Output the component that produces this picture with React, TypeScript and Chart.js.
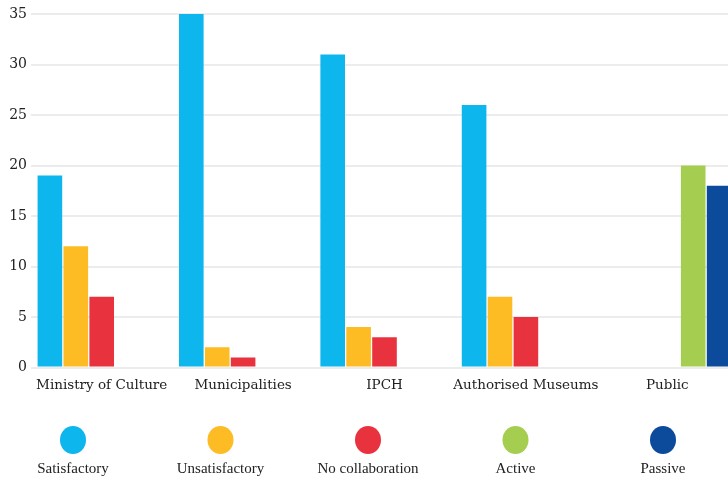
import React, { useEffect, useRef } from "react";
import { Chart, registerables } from "chart.js";

Chart.register(...registerables);

// Stakeholder groups along the x axis
const categories = [
  "Ministry of Culture",
  "Municipalities",
  "IPCH",
  "Authorised Museums",
  "Public",
];

// Number of responses per rating, one value per stakeholder group
const satisfactory = [19, 35, 31, 26, null];
const unsatisfactory = [12, 2, 4, 7, null];
const noCollaboration = [7, 1, 3, 5, null];
const active = [null, null, null, null, 20];
const passive = [null, null, null, null, 18];

const seriesNames = ["Satisfactory", "Unsatisfactory", "No collaboration", "Active", "Passive"];
const seriesColors = ["#0DB6EC", "#FDBC24", "#E8333F", "#A5CD50", "#0C4B9C"];
const seriesValues = [satisfactory, unsatisfactory, noCollaboration, active, passive];

const yTicks = [0, 5, 10, 15, 20, 25, 30, 35];

const AXIS_FONT = "'DejaVu Serif', serif";
const LEGEND_FONT = "'Liberation Serif', 'Times New Roman', serif";

// Legend drawn under the plot: a dot above each series name
const dotLegend = {
  id: "dotLegend",
  afterDraw(chart: Chart) {
    const ctx = chart.ctx;
    ctx.save();
    seriesNames.forEach((name, i) => {
      const cx = 73 + i * 147.5;
      ctx.fillStyle = seriesColors[i];
      ctx.beginPath();
      ctx.ellipse(cx, 440, 13, 14, 0, 0, Math.PI * 2);
      ctx.fill();
      ctx.fillStyle = "#222222";
      ctx.font = `15px ${LEGEND_FONT}`;
      ctx.textAlign = "center";
      ctx.textBaseline = "middle";
      ctx.fillText(name, cx, 469);
    });
    ctx.restore();
  },
};

export default function App() {
  const canvasRef = useRef<HTMLCanvasElement | null>(null);

  useEffect(() => {
    document.body.style.margin = "0";
    const canvas = canvasRef.current;
    if (!canvas) return;
    const chart = new Chart(canvas, {
      type: "bar",
      data: {
        labels: categories,
        datasets: seriesNames.map((name, i) => ({
          label: name,
          data: seriesValues[i],
          backgroundColor: seriesColors[i],
          borderWidth: 0,
          barPercentage: 0.95,
          categoryPercentage: 0.916,
        })),
      },
      options: {
        responsive: false,
        animation: false,
        layout: { padding: { top: 14, left: 0, right: 0, bottom: 0 } },
        plugins: {
          legend: { display: false },
          tooltip: { enabled: false },
        },
        scales: {
          x: {
            grid: { display: false },
            border: { display: false },
            ticks: {
              autoSkip: false,
              maxRotation: 0,
              padding: 2,
              color: "#222222",
              font: { family: AXIS_FONT, size: 13.5 },
            },
            afterFit(scale: any) {
              scale.height = 112.5;
            },
          },
          y: {
            min: 0,
            max: 35,
            afterBuildTicks(scale: any) {
              scale.ticks = yTicks.map((v) => ({ value: v }));
            },
            grid: { color: "#ececec", lineWidth: 2, drawTicks: false },
            border: { display: false },
            ticks: {
              padding: 4,
              color: "#222222",
              font: { family: AXIS_FONT, size: 14 },
            },
            afterFit(scale: any) {
              scale.width = 31;
            },
          },
        },
      },
      plugins: [dotLegend],
    });
    return () => chart.destroy();
  }, []);

  return (
    <div style={{ width: 728, height: 480, overflow: "hidden", background: "#ffffff" }}>
      <canvas ref={canvasRef} width={738} height={480} style={{ display: "block" }} />
    </div>
  );
}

▬▬▬

WHAT IS EXPECTED: Omit the pictures and output all of the other material exactly.

COMPLETED TASK:
Output the component that produces this picture with React, TypeScript and Chart.js.
import React, { useEffect, useRef } from "react";
import { Chart, registerables } from "chart.js";

Chart.register(...registerables);

// Stakeholder groups along the x axis
const categories = [
  "Ministry of Culture",
  "Municipalities",
  "IPCH",
  "Authorised Museums",
  "Public",
];

// Number of responses per rating, one value per stakeholder group
const satisfactory = [19, 35, 31, 26, null];
const unsatisfactory = [12, 2, 4, 7, null];
const noCollaboration = [7, 1, 3, 5, null];
const active = [null, null, null, null, 20];
const passive = [null, null, null, null, 18];

const seriesNames = ["Satisfactory", "Unsatisfactory", "No collaboration", "Active", "Passive"];
const seriesColors = ["#0DB6EC", "#FDBC24", "#E8333F", "#A5CD50", "#0C4B9C"];
const seriesValues = [satisfactory, unsatisfactory, noCollaboration, active, passive];

const yTicks = [0, 5, 10, 15, 20, 25, 30, 35];

const AXIS_FONT = "'DejaVu Serif', serif";
const LEGEND_FONT = "'Liberation Serif', 'Times New Roman', serif";

// Legend drawn under the plot: a dot above each series name
const dotLegend = {
  id: "dotLegend",
  afterDraw(chart: Chart) {
    const ctx = chart.ctx;
    ctx.save();
    seriesNames.forEach((name, i) => {
      const cx = 73 + i * 147.5;
      ctx.fillStyle = seriesColors[i];
      ctx.beginPath();
      ctx.ellipse(cx, 440, 13, 14, 0, 0, Math.PI * 2);
      ctx.fill();
      ctx.fillStyle = "#222222";
      ctx.font = `15px ${LEGEND_FONT}`;
      ctx.textAlign = "center";
      ctx.textBaseline = "middle";
      ctx.fillText(name, cx, 469);
    });
    ctx.restore();
  },
};

export default function App() {
  const canvasRef = useRef<HTMLCanvasElement | null>(null);

  useEffect(() => {
    document.body.style.margin = "0";
    const canvas = canvasRef.current;
    if (!canvas) return;
    const chart = new Chart(canvas, {
      type: "bar",
      data: {
        labels: categories,
        datasets: seriesNames.map((name, i) => ({
          label: name,
          data: seriesValues[i],
          backgroundColor: seriesColors[i],
          borderWidth: 0,
          barPercentage: 0.95,
          categoryPercentage: 0.916,
        })),
      },
      options: {
        responsive: false,
        animation: false,
        layout: { padding: { top: 14, left: 0, right: 0, bottom: 0 } },
        plugins: {
          legend: { display: false },
          tooltip: { enabled: false },
        },
        scales: {
          x: {
            grid: { display: false },
            border: { display: false },
            ticks: {
              autoSkip: false,
              maxRotation: 0,
              padding: 2,
              color: "#222222",
              font: { family: AXIS_FONT, size: 13.5 },
            },
            afterFit(scale: any) {
              scale.height = 112.5;
            },
          },
          y: {
            min: 0,
            max: 35,
            afterBuildTicks(scale: any) {
              scale.ticks = yTicks.map((v) => ({ value: v }));
            },
            grid: { color: "#ececec", lineWidth: 2, drawTicks: false },
            border: { display: false },
            ticks: {
              padding: 4,
              color: "#222222",
              font: { family: AXIS_FONT, size: 14 },
            },
            afterFit(scale: any) {
              scale.width = 31;
            },
          },
        },
      },
      plugins: [dotLegend],
    });
    return () => chart.destroy();
  }, []);

  return (
    <div style={{ width: 728, height: 480, overflow: "hidden", background: "#ffffff" }}>
      <canvas ref={canvasRef} width={738} height={480} style={{ display: "block" }} />
    </div>
  );
}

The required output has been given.